In turn, “Duster” adds a little more texture to the palette: here a dusty, analog roughness appears. The rhythm becomes denser; the saxophone part is especially good. At times it seems that the musician uses several types of saxophones. With astonishing ease and grace, he glides from highs to lows and then soars upward again; into his playing he pours an entire sea of passion. The same is true of the other instruments, which enter one after another. In the third minute, the solo and bass guitars enter the game, followed by the keyboards. Everything concludes with the “king” of the composition – the saxophone. And this cannot fail to resonate with the listener. The release is equally stylistically strict, unobtrusively conceptual, and demonstrates the improvisational mastery of the recording participants. Next comes “Toaster” – the second single and an energetic moment of the album. A change of angle takes place: funk riffs, elastic bass – jazz ceases to be polite and begins to move. Danceable, without unnecessary fuss.

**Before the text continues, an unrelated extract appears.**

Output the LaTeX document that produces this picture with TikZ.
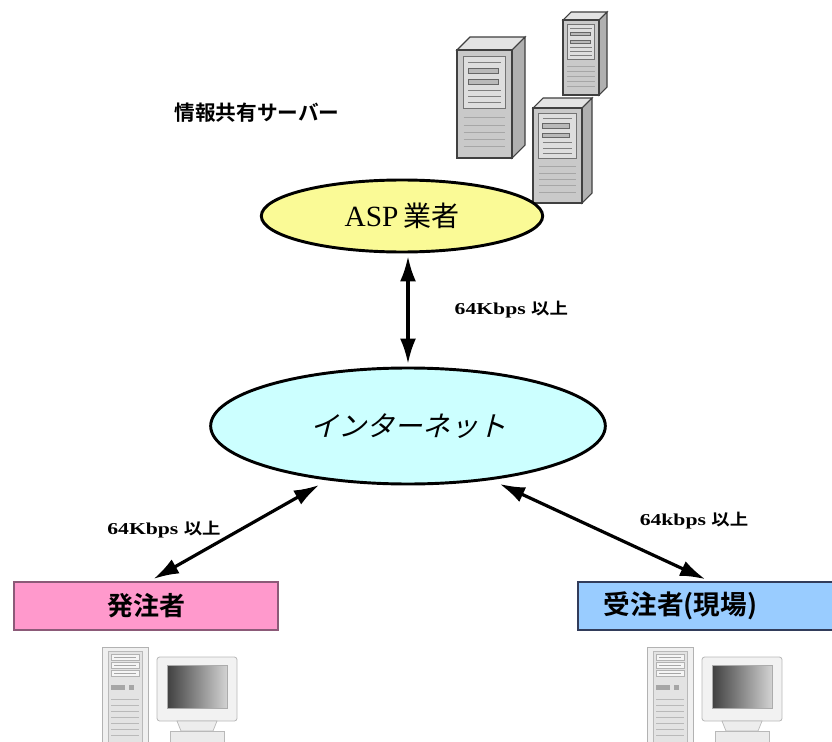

If we speak about the brightest synthesizer and horn parts, then here I would give preference to the composition “Paperweight”. It rests on a surprisingly dense and tangible bass framework; then the guitar and electronics come to the forefront: sometimes one after the other, sometimes in unison. Psychedelia in its most elegant manifestation. The drum kit is the generator of the track’s drive, and this generator sometimes seems like a perpetual motion machine, so intensely does the drummer give his all. Suppressed tension reveals itself in brief trumpet insertions, when, having played, thrown, fired, stretched, sung, or whispered one or two notes, the musician expresses light, reason, tenderness, respect, delight. In the recording, one can clearly hear the “togetherness” that the musicians forged over four years on the Californian coasts.

“Morpheus” is the final chord of the album. A beautiful, enveloping conclusion to a cosmic journey. The solo continues the rhythm, but at the same time breaks it apart, as time itself can divide – disappearing, abstract, and unpredictable. The music is contradictory, calm, and at the same time bright. The harmonious sound of all the instruments and expressive solos – the background and foreground of the music – constantly exchange places. The fading echo effect leaves a pleasant aftertaste and a persistent desire to put the record on repeat.
Matterform’s debut turned out to be interesting. Even more interesting is where the collective will move next in its creativity: no one has yet canceled the work on recording a second album!